═══ Data section ═══

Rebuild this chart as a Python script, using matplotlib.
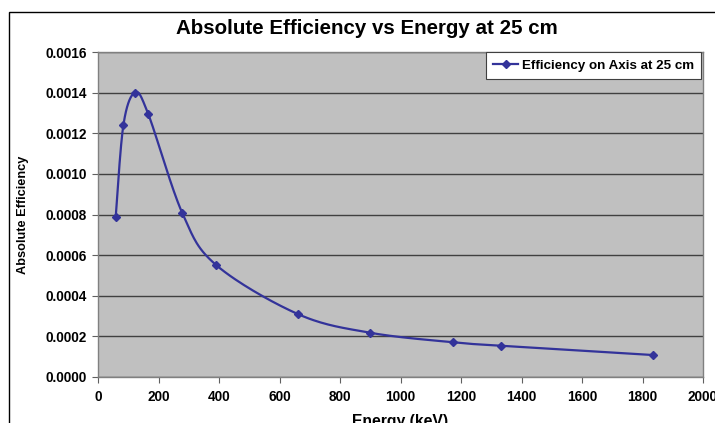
import matplotlib
matplotlib.use('Agg')
import matplotlib.pyplot as plt
from matplotlib.patches import Rectangle
import numpy as np

plt.rcParams['font.family'] = ['Liberation Sans', 'DejaVu Sans']

energy = [58.5, 84, 122, 166, 279, 390, 662, 899, 1173, 1332, 1836]
efficiency = [0.000787, 0.001241, 0.001400, 0.001295, 0.000806, 0.000552,
              0.000309, 0.000218, 0.000171, 0.000154, 0.000108]
xticks = list(range(0, 2001, 200))
yticks = [i * 0.0002 for i in range(9)]

W, H = 715, 423


def smooth(x, y, xr, yr, n=30):
    # excel-like smoothed line: catmull-rom through the points in normalised space
    px = np.array(x) / xr
    py = np.array(y) / yr
    P = np.column_stack([px, py])
    P = np.vstack([P[0], P, P[-1]])
    out = []
    for i in range(1, len(P) - 2):
        p0, p1, p2, p3 = P[i - 1], P[i], P[i + 1], P[i + 2]
        t = np.linspace(0, 1, n)[:, None]
        seg = 0.5 * ((2 * p1) + (-p0 + p2) * t + (2 * p0 - 5 * p1 + 4 * p2 - p3) * t ** 2
                     + (-p0 + 3 * p1 - 3 * p2 + p3) * t ** 3)
        out.append(seg)
    out = np.vstack(out)
    return out[:, 0] * xr, out[:, 1] * yr


fig = plt.figure(figsize=(W / 100, H / 100), dpi=100)
fig.patches.append(Rectangle((9 / W, -0.1), 1.2, 1 - 12 / H + 0.1, transform=fig.transFigure,
                             fill=False, edgecolor='black', linewidth=1.0))
ax = fig.add_axes([98 / W, 1 - 377 / H, 605 / W, 325 / H])
ax.set_facecolor('#c0c0c0')

col = '#33339a'
sx, sy = smooth(energy, efficiency, 2000 * 1.9, 0.0016)
ax.plot(sx, sy, '-', color=col, linewidth=1.6, zorder=3)
ax.plot(energy, efficiency, 'D', color=col, markersize=4, zorder=4)
ax.plot([], [], '-D', color=col, linewidth=1.6, markersize=4, label='Efficiency on Axis at 25 cm')

ax.set_xlim(0, 2000)
ax.set_ylim(0, 0.0016)
ax.set_xticks(xticks)
ax.set_yticks(yticks)
ax.set_xticklabels([str(v) for v in xticks], fontsize=9.8, fontweight='bold')
ax.set_yticklabels(['%.4f' % v for v in yticks], fontsize=9.8, fontweight='bold')
ax.tick_params(direction='out', length=4.3, color='#606060', pad=3.5)
ax.tick_params(axis='x', pad=5)
ax.yaxis.grid(True, color='#404040', linewidth=1.0)
ax.set_axisbelow(True)
for s in ax.spines.values():
    s.set_color('#808080')
    s.set_linewidth(1.0)

fig.text(366.5 / W, 1 - 34.3 / H, 'Absolute Efficiency vs Energy at 25 cm', fontsize=14.8,
         fontweight='bold', ha='center', va='baseline')
ax.set_xlabel('Energy (keV)', fontsize=11.3, fontweight='bold', labelpad=7)
ax.yaxis.set_label_coords(-(98 - 23) / 605, 0.5)
ax.set_ylabel('Absolute Efficiency', fontsize=9.2, fontweight='bold', va='center')

leg = ax.legend(loc='upper right', bbox_to_anchor=(1 - 2 / 605, 1), borderaxespad=0,
                prop={'weight': 'bold', 'size': 9.6}, fancybox=False, framealpha=1,
                edgecolor='#404040', handlelength=1.9, handletextpad=0.25, borderpad=0.55)
leg.get_frame().set_linewidth(0.8)

fig.savefig('out.png', dpi=100)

═══

## Stated exercise:
Copy the data exactly. Any picture it contains is to be omitted.

## Solution for this task:
Rebuild this chart as a Python script, using matplotlib.
import matplotlib
matplotlib.use('Agg')
import matplotlib.pyplot as plt
from matplotlib.patches import Rectangle
import numpy as np

plt.rcParams['font.family'] = ['Liberation Sans', 'DejaVu Sans']

energy = [58.5, 84, 122, 166, 279, 390, 662, 899, 1173, 1332, 1836]
efficiency = [0.000787, 0.001241, 0.001400, 0.001295, 0.000806, 0.000552,
              0.000309, 0.000218, 0.000171, 0.000154, 0.000108]
xticks = list(range(0, 2001, 200))
yticks = [i * 0.0002 for i in range(9)]

W, H = 715, 423


def smooth(x, y, xr, yr, n=30):
    # excel-like smoothed line: catmull-rom through the points in normalised space
    px = np.array(x) / xr
    py = np.array(y) / yr
    P = np.column_stack([px, py])
    P = np.vstack([P[0], P, P[-1]])
    out = []
    for i in range(1, len(P) - 2):
        p0, p1, p2, p3 = P[i - 1], P[i], P[i + 1], P[i + 2]
        t = np.linspace(0, 1, n)[:, None]
        seg = 0.5 * ((2 * p1) + (-p0 + p2) * t + (2 * p0 - 5 * p1 + 4 * p2 - p3) * t ** 2
                     + (-p0 + 3 * p1 - 3 * p2 + p3) * t ** 3)
        out.append(seg)
    out = np.vstack(out)
    return out[:, 0] * xr, out[:, 1] * yr


fig = plt.figure(figsize=(W / 100, H / 100), dpi=100)
fig.patches.append(Rectangle((9 / W, -0.1), 1.2, 1 - 12 / H + 0.1, transform=fig.transFigure,
                             fill=False, edgecolor='black', linewidth=1.0))
ax = fig.add_axes([98 / W, 1 - 377 / H, 605 / W, 325 / H])
ax.set_facecolor('#c0c0c0')

col = '#33339a'
sx, sy = smooth(energy, efficiency, 2000 * 1.9, 0.0016)
ax.plot(sx, sy, '-', color=col, linewidth=1.6, zorder=3)
ax.plot(energy, efficiency, 'D', color=col, markersize=4, zorder=4)
ax.plot([], [], '-D', color=col, linewidth=1.6, markersize=4, label='Efficiency on Axis at 25 cm')

ax.set_xlim(0, 2000)
ax.set_ylim(0, 0.0016)
ax.set_xticks(xticks)
ax.set_yticks(yticks)
ax.set_xticklabels([str(v) for v in xticks], fontsize=9.8, fontweight='bold')
ax.set_yticklabels(['%.4f' % v for v in yticks], fontsize=9.8, fontweight='bold')
ax.tick_params(direction='out', length=4.3, color='#606060', pad=3.5)
ax.tick_params(axis='x', pad=5)
ax.yaxis.grid(True, color='#404040', linewidth=1.0)
ax.set_axisbelow(True)
for s in ax.spines.values():
    s.set_color('#808080')
    s.set_linewidth(1.0)

fig.text(366.5 / W, 1 - 34.3 / H, 'Absolute Efficiency vs Energy at 25 cm', fontsize=14.8,
         fontweight='bold', ha='center', va='baseline')
ax.set_xlabel('Energy (keV)', fontsize=11.3, fontweight='bold', labelpad=7)
ax.yaxis.set_label_coords(-(98 - 23) / 605, 0.5)
ax.set_ylabel('Absolute Efficiency', fontsize=9.2, fontweight='bold', va='center')

leg = ax.legend(loc='upper right', bbox_to_anchor=(1 - 2 / 605, 1), borderaxespad=0,
                prop={'weight': 'bold', 'size': 9.6}, fancybox=False, framealpha=1,
                edgecolor='#404040', handlelength=1.9, handletextpad=0.25, borderpad=0.55)
leg.get_frame().set_linewidth(0.8)

fig.savefig('out.png', dpi=100)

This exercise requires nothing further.